There was an outpouring from thousands of pulpits; pulpits from coast to coast rather uniformly dealt with varied aspects of their grief.
 
I thought as I recently reread that account, It is amazing how history repeats itself. It was not on a Saturday that the tragic events transpired which brought us to our knees. And the Sunday that followed was not Easter Sunday, but I can assure you that preachers all over the world scrambled to change their sermons for Sunday, September 16, 2001. The series that I was presenting at the time on the life of the apostle Paul seemed strangely irrelevant in light of our times. Like all other pastors around the globe, I changed directions and immediately began to pursue the events in which we found ourselves in hopes of finding some calming words for our chaotic times. I found them in the Book of Psalms.
 
* * *
 
A Prayer for Calm
 
God be gracious to us and bless us,
And cause His face to shine upon us—Selah. (Psalm 67:1)
 
Lord, we are gathered around our Standard.
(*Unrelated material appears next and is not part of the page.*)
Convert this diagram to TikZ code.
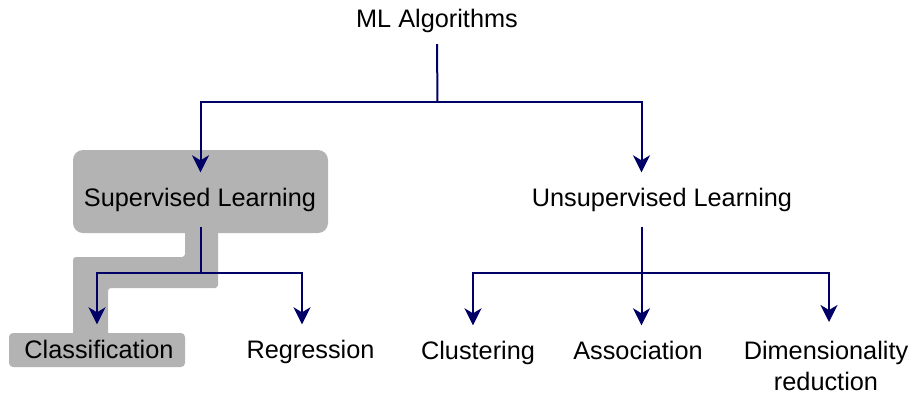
\documentclass[tikz,border=0pt]{standalone}
\usepackage{fontspec}
\setmainfont{Liberation Sans}
\usetikzlibrary{arrows.meta}
\definecolor{hlgray}{RGB}{179,179,179}
\definecolor{navy}{RGB}{0,0,102}
\begin{document}
\begin{tikzpicture}[x=1pt,y=-1pt,
  lbl/.style={inner sep=0pt, text height=18pt, text depth=5pt, minimum height=54pt,
              font=\fontsize{25.3}{31}\selectfont},
  conn/.style={draw=navy, line width=2pt, -{Stealth[length=17pt,width=17pt,inset=5pt]}},
  plain/.style={draw=navy, line width=2pt}]
\useasboundingbox (0,0) rectangle (911,397);
% gray highlights
\fill[hlgray, rounded corners=10pt] (73,150) rectangle (328,233);
\fill[hlgray, rounded corners=3pt] (185,228) -- (185,257) -- (73,257) -- (73,340) -- (108,340)
   -- (108,288) -- (218,288) -- (218,228) -- cycle;
\fill[hlgray, rounded corners=4pt] (9,333) rectangle (185,367);
% nodes
\node[lbl, minimum height=47pt] (ml) at (437,20.5) {ML Algorithms};
\node[lbl] (sup) at (200,199.5) {Supervised Learning};
\node[lbl] (unsup) at (662,199.5) {Unsupervised Learning};
\node[lbl] (cls) at (99,351.5) {Classification};
\node[lbl] (reg) at (310.5,351.5) {Regression};
\node[lbl] (clu) at (478,352.5) {Clustering};
\node[lbl] (ass) at (638,352.5) {Association};
\node[inner xsep=0pt, inner ysep=19pt, anchor=north, align=center,
      font=\fontsize{25.3}{31}\selectfont] (dim) at (826,322) {Dimensionality\\reduction};
% junctions
\coordinate (j1) at (437.5,102);
\coordinate (j2) at (200.5,273);
\coordinate (j3) at (641.5,273);
% connectors
\draw[plain] (ml.south) -- (j1);
\draw[conn] (j1) -| ([xshift=0.5pt]sup.north);
\draw[conn] (j1) -| ([xshift=-20.5pt]unsup.north);
\draw[plain] ([xshift=0.5pt]sup.south) -- (j2);
\draw[conn] (j2) -| ([xshift=-2pt]cls.north);
\draw[conn] (j2) -| ([xshift=-8.5pt]reg.north);
\draw[plain] ([xshift=-20.5pt]unsup.south) -- (j3);
\draw[conn] (j3) -| ([xshift=-5pt]clu.north);
\draw[conn] (j3) -- (j3 |- ass.north);
\draw[conn] (j3) -| ([xshift=3pt]dim.north);
\end{tikzpicture}
\end{document}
We are bowed before our great God who offers His peace when so many panic. You are our refuge, our chasah. Rivet that into our minds. Show us how to pause, and let it sink in. Remind us of Your power and presence when the songs in the evening change into the fearful tears of the night. Remind us of that when the shrill ring of the phone awakens us. Remind us of that when we sit down and read the morning headlines. Remind us, oh great God, that You are our refuge and strength. Remind us, even when we don’t understand the why of what’s happening, that we have no reason to fear, that we need not be moved, and that our future is never uncertain with You.
 
In the strong name of Christ, our Almighty Lord, Amen.
 
Lord, remind us, when we’re filled with fearful whys, that our future is never uncertain with You.